Howmet’s quarter came in hot
Howmet Aerospace basically showed up to earnings with a cape on. First-quarter revenue jumped 19% year over year to $2.313 billion, adjusted EPS climbed 42% to $1.22, and both numbers beat Wall Street expectations. The company even said it cleared the high end of its own guidance, which is the corporate version of saying, “yeah, we crushed it.”
The airplane engine machine is humming
The real story here is aerospace demand. Commercial aerospace revenue rose 20%, defense grew 10%, and gas turbines surged 39%. CEO John Plant said airlines and engine makers are still pushing for higher production rates, backed by record backlogs — but he also flagged one possible fly in the ointment: the Iranian conflict could affect engine spares demand.
More cash, more deals, more buybacks
Margins kept expanding too, with operating margin hitting 32.6% and free cash flow jumping 168% to $359 million. Howmet also completed its roughly $1.8 billion acquisition of Consolidated Aerospace Manufacturing, sold its Savannah disk forging facility for about $230 million, and bought back $300 million of stock during the quarter. In other words: more growth, more discipline, and fewer idle dollars sitting around.

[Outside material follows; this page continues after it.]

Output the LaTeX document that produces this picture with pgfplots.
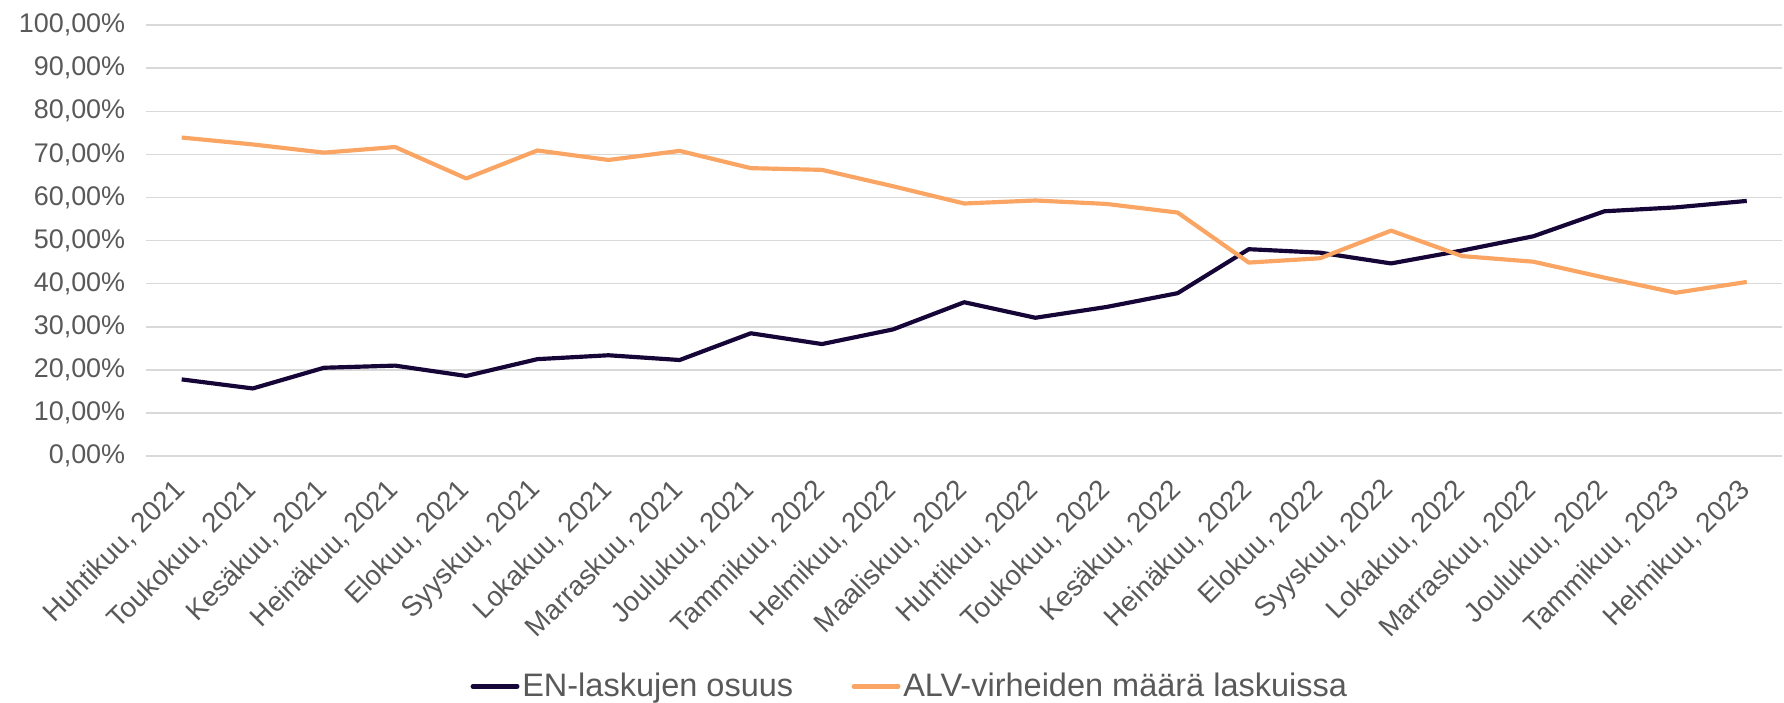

Management is talking big — and the numbers back it up
The company lifted full-year 2026 adjusted EPS guidance to $4.88 to $5.00 from $4.35 to $4.55, and revenue guidance to $9.575 billion to $9.725 billion from $9.0 billion to $9.2 billion. It also guided Q2 above analyst estimates. The stock was up 8.37% to a new 52-week high, which is the market’s way of saying, “keep going, we’re listening.”
Big picture: Howmet’s business is riding the aerospace boom, and for now, demand is doing enough heavy lifting to offset geopolitical noise.